Given exercise :: Identify, in the records below, every line where the string "Emit" appears, and copy each such line.

Material to process ::
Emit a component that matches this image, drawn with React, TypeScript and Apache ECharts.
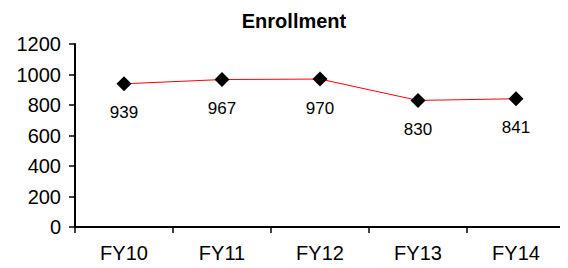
import React, { useEffect, useRef } from "react";
import * as echarts from "echarts";

const categories = ["FY10", "FY11", "FY12", "FY13", "FY14"];
const enrollment = [939, 967, 970, 830, 841];
const chartTitle = "Enrollment";

export default function App() {
  const ref = useRef<HTMLDivElement>(null);
  useEffect(() => {
    const chart = echarts.init(ref.current!, null, { renderer: "svg" });
    chart.setOption({
      animation: false,
      backgroundColor: "#ffffff",
      title: {
        text: chartTitle,
        left: 289,
        textAlign: "center",
        top: 6,
        textStyle: { fontFamily: "Liberation Sans, Arial", fontSize: 20, fontWeight: "bold", color: "#000" },
      },
      grid: { left: 75, right: 3, top: 44, bottom: 41, containLabel: false },
      xAxis: {
        type: "category",
        data: categories,
        boundaryGap: true,
        axisLine: { lineStyle: { color: "#000", width: 2 } },
        axisTick: { show: true, length: 6, lineStyle: { color: "#000", width: 1.5 } },
        axisLabel: { fontFamily: "Liberation Sans, Arial", fontSize: 20, color: "#000", margin: 16 },
      },
      yAxis: {
        type: "value",
        min: 0,
        max: 1200,
        interval: 200,
        splitLine: { show: false },
        axisLine: { show: true, lineStyle: { color: "#000", width: 2 } },
        axisTick: { show: true, length: 6, lineStyle: { color: "#000", width: 1.5 } },
        axisLabel: {
          fontFamily: "Liberation Sans, Arial",
          fontSize: 20,
          color: "#000",
          margin: 14,
          formatter: (v: number) => String(v),
        },
      },
      series: [
        {
          type: "line",
          data: enrollment,
          symbol: "diamond",
          symbolSize: 15,
          itemStyle: { color: "#000" },
          lineStyle: { color: "#ff0000", width: 1 },
          label: {
            show: true,
            position: "bottom",
            distance: 13,
            fontFamily: "Liberation Sans, Arial",
            fontSize: 17,
            color: "#000",
          },
        },
      ],
    });
    return () => chart.dispose();
  }, []);
  return <div ref={ref} style={{ width: 568, height: 268, margin: -8 }} />;
}
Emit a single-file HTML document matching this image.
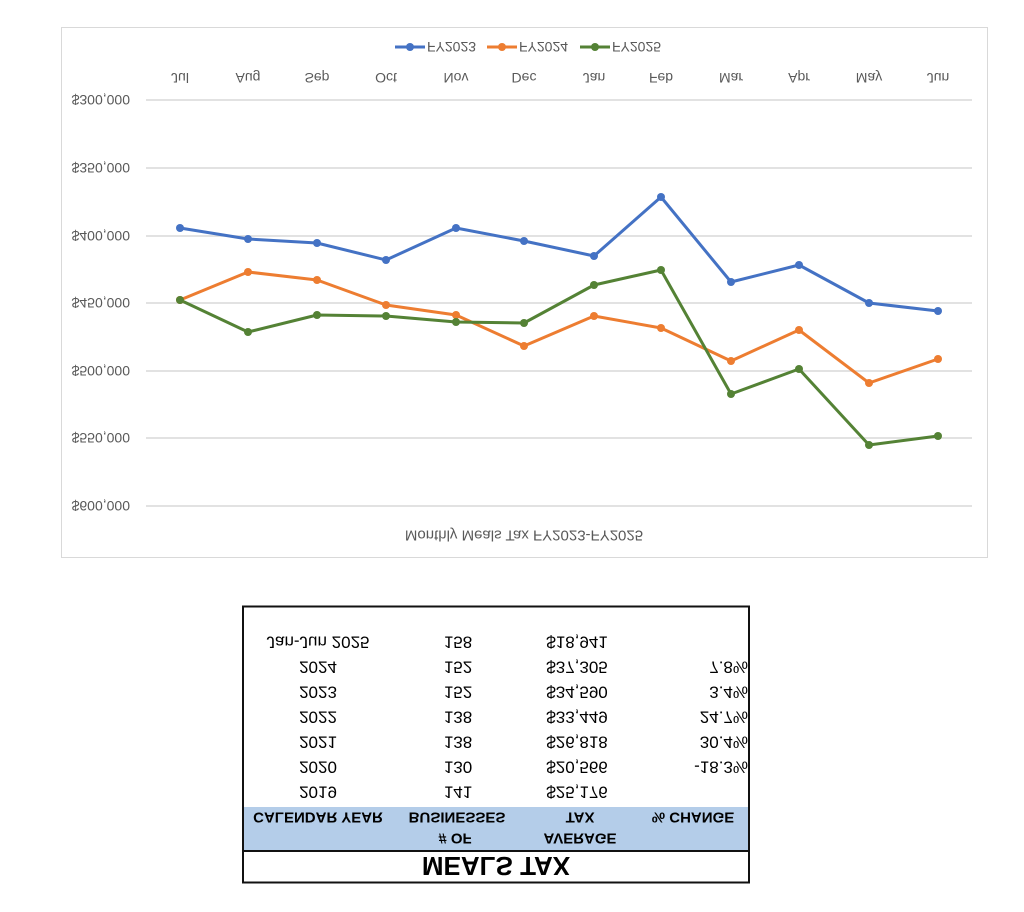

Expected answer ::
Emit a component that matches this image, drawn with React, TypeScript and Apache ECharts.
Emit a single-file HTML document matching this image.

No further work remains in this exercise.